O peso das legislativas neste cenário não é tanto em função do resultado destas, ou seja, saber quem ganha e forma governo. Vale o que vale a ideia, que Mário Soares divulgou, de que os portugueses não querem pôr os ovos todos no mesmo cesto, mas que não se verificou com mais nenhum presidente, já que quer Jorge Sampaio, quer Cavaco Silva presidiram com governos de ambos os lados do hemiciclo de São Bento.

O que está em causa é que muito provavelmente os candidatos decisivos só quererão falar e afirmar-se como tal após resolvida a querela das legislativas. Não faz muito sentido alguém que vai ser o supremo magistrado, o titular do primeiro órgão de soberania, ter de acompanhar uma campanha legislativa e sujeitar-se a ser diariamente questionado sobre a espuma dos dias da política.

Henrique Neto saiu já a terreiro a procurar ocupar um espaço. É uma atitude táctica possível. Jorge Sampaio fez isso em 1995 e, com o seu gesto, cortou as pernas a uma candidatura de Fernando Gomes, o putativo candidato do PS. Mas sublinhemos que Jorge Sampaio tinha já sido líder do PS e presidente da Câmara de Lisboa e tinha um proeminente passado antifascista. Agora, Henrique Neto parece não tapar caminho a ninguém da área do PS ou na esquerda. E é possível que vejamos mesmo virem a ser apresentadas as candidaturas de Sampaio da Nóvoa ou de Carvalho da Silva.

Ao que tudo indica, António Guterres terá já feito saber que não é candidato. Curiosamente, nunca o disse de viva voz. Pelo contrário, todas as declarações que tem feito sobre o tema deixam em aberto que noutro momento poderá vir a dizer sim. Mais: Guterres tem feito declarações típicas de quem não se quer deixar condicionar e prender na categoria de candidato presidencial de um partido, seja o seu, o PS, seja qualquer outro. Tem-se assumido como dono da sua vida, logo senhor para decidir o que fazer, quando quiser fazê-lo.

Por isso, nada impede que Guterres apenas se pronuncie sobre o assunto depois das legislativas. Ao fazê-lo, foge a ser o candidato do PS e de estar apenas ligado a António Costa, e evita ter de disputar uma luta que não é a dele, as legislativas. Pode sempre lançar a sua candidatura, depois de eleito o Parlamento e de o Governo estar formado. Aliás, esta táctica não é nova, foi usada por Cavaco Silva, que só se assumiu oficialmente como candidato em 20 de Outubro de 2005, numa cerimónia no Centro Cultural de Belém. Ou seja, em cima das presidenciais.

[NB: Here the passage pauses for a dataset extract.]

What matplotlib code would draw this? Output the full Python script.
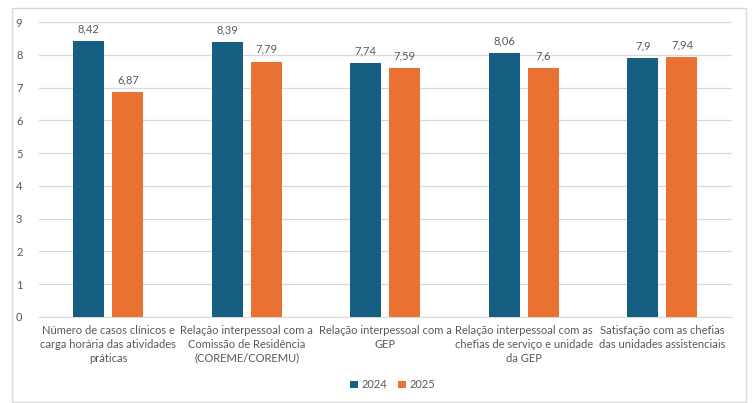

Se assim agir, Guterres estará em condições de surgir como candidato suprapartidário e até acima dos outros candidatos de esquerda que estejam no terreno, quer se chamem Henrique Neto, Sampaio da Nóvoa ou Carvalho da Silva. E é duvidoso que não venha a conseguir uma vitória à primeira volta. Até porque nestas coisas de presidenciais aplica-se um provérbio que reza: "O primeiro milho é dos pardais."